Gun violence is an epidemic. We celebrate the Brady Law having stopped approximately 4 million firearm sales to prohibited gun purchasers, but we also acknowledge the internet, an unforeseen channel for selling guns.
At the same time, additional threats have arisen — both on and offline.
Brady is a leading voice in the fight to block 3D-printed guns, which represent a supreme threat to our safety and security. Anyone, anywhere can build a 3D-printed gun on demand — with no background check or without going through a licensed gun dealer. 3D-printed firearms are untraceable. This makes the jobs of law enforcement more difficult.
What's more, because authorities cannot trace 3D-printed guns back to the producer or owner, it's possible for 3D-printed gun producers to repeatedly violate gun manufacturing laws and restrictions on gun sales without fear of consequence. Worse yet, 3D-printed guns are almost completely made of plastic, which means they evade conventional security methods like metal detectors. Lastly, unlimited access online to blueprints for 3D-printed guns and the potential export of untraceable firearms threatens national and international defense and security.

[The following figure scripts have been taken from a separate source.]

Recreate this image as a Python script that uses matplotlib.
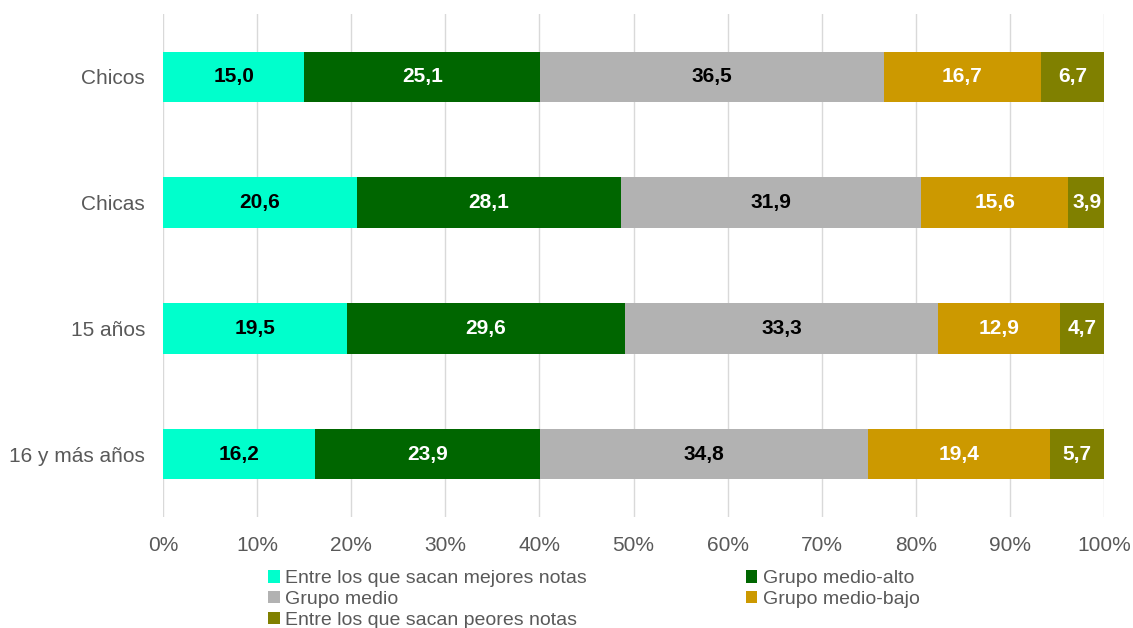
import numpy as np
import matplotlib.pyplot as plt

plt.rcParams['font.family'] = ['Liberation Sans', 'DejaVu Sans']

categories = ['Chicos', 'Chicas', '15 años', '16 y más años']
series_names = ['Entre los que sacan mejores notas', 'Grupo medio-alto',
                'Grupo medio', 'Grupo medio-bajo',
                'Entre los que sacan peores notas']
mejores = [15.0, 20.6, 19.5, 16.2]
medio_alto = [25.1, 28.1, 29.6, 23.9]
medio = [36.5, 31.9, 33.3, 34.8]
medio_bajo = [16.7, 15.6, 12.9, 19.4]
peores = [6.7, 3.9, 4.7, 5.7]

colors = ['#00FFCC', '#006600', '#B2B2B2', '#CC9900', '#808000']
text_colors = ['black', 'white', 'black', 'white', 'white']

fig = plt.figure(figsize=(11.33, 6.28), dpi=100)
ax = fig.add_axes([0.1439, 0.1768, 0.8305, 0.8009])

y = np.arange(len(categories))
left = np.zeros(len(categories))
handles = []
for vals, name, c, tc in zip([mejores, medio_alto, medio, medio_bajo, peores],
                             series_names, colors, text_colors):
    vals = np.array(vals)
    h = ax.barh(y, vals, left=left, height=0.4, color=c, label=name, zorder=3)
    handles.append(h)
    for yi, l, v in zip(y, left, vals):
        ax.text(l + v / 2, yi, f'{v:.1f}'.replace('.', ','), ha='center',
                va='center', color=tc, fontsize=15, fontweight='bold', zorder=4)
    left = left + vals

ax.set_xlim(0, 100)
ax.set_ylim(3.5, -0.5)
ax.set_yticks(y)
ax.set_yticklabels(categories, fontsize=15, color='#595959')
ax.set_xticks(np.arange(0, 101, 10))
ax.set_xticklabels([f'{t}%' for t in range(0, 101, 10)], fontsize=15, color='#595959')
ax.tick_params(axis='y', length=0, pad=13)
ax.tick_params(axis='x', length=0, pad=14)
ax.xaxis.grid(True, color='#D9D9D9', linewidth=1, zorder=0)
for s in ax.spines.values():
    s.set_visible(False)

# orden para que la leyenda se lea por filas
order = [0, 2, 4, 1, 3]
fig.legend([handles[i] for i in order], [series_names[i] for i in order],
           ncol=2, loc='upper left', bbox_to_anchor=(0.2365, 0.092), frameon=False,
           fontsize=14, handlelength=0.6, handleheight=0.6, handletextpad=0.3,
           labelspacing=0.2, columnspacing=8.15, labelcolor='#595959',
           borderpad=0, borderaxespad=0)

fig.savefig('out.png', dpi=100)
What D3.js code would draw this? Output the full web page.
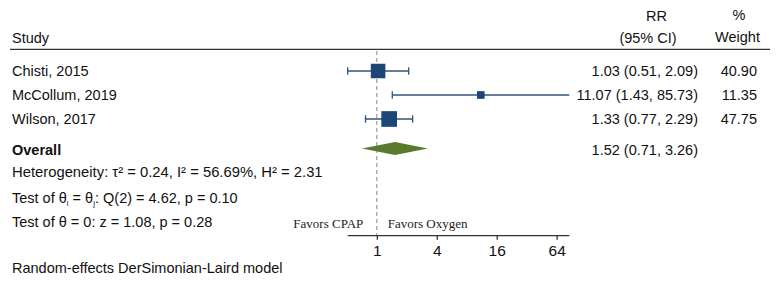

We're committed to doing everything in our power to prevent this threat from continuing further. Brady filed the first legal action to stop the wave of dangerous actors seeking to illegally post 3D-printed gun blueprints online. Brady's 2018 amicus breif argues that the Second Amendment doesn't grant Defense Distributed the right to publish the blueprints, nor does it protect the right to create or own 3D-printed guns.
In December 2018, Brady filed a lawsuit against the United States Department of State to force it to produce documents regarding its inexplicable, sudden decision to allow blueprints for 3-D printed guns to be uploaded and widely disseminated on the internet. Brady earlier sued to stop the Trump Administration’s settlement of a lawsuit brought by Defense Distributed, which would enable anyone to print untraceable and undetectable guns at home.
In response to school shootings, some federal and local lawmakers have considered funding to purchase guns for teachers. A 2018 study from Pew Research Center found that only 39 percent of U.S. teens ages 13 to 17, and parents with children in the same age range believe arming teachers and school officials would prevent school shootings.
Make no mistake, the greatest beneficiary of spending taxpayer dollars on guns for schools is the gun industry itself. Teachers are already on our front lines for educating our children, and guns in their classrooms won’t make them safer. Brady believes the way to prevent shootings isn’t adding more guns to our schools — it’s taking action to keep them out of the hands of dangerous people.
The high number of firearms in the U.S. means more and more guns are being “left” to family members after a loved one’s death, often inadvertently. For example, moving boxes from your grandparent’s home could be bringing guns into your own home, without your knowledge.
Although these emerging dangers are one of the most frightening parts of the gun violence epidemic, Brady is undeterred. We know there are solutions to these problems and if we unite, we will achieve them. It’s time we take action, not sides.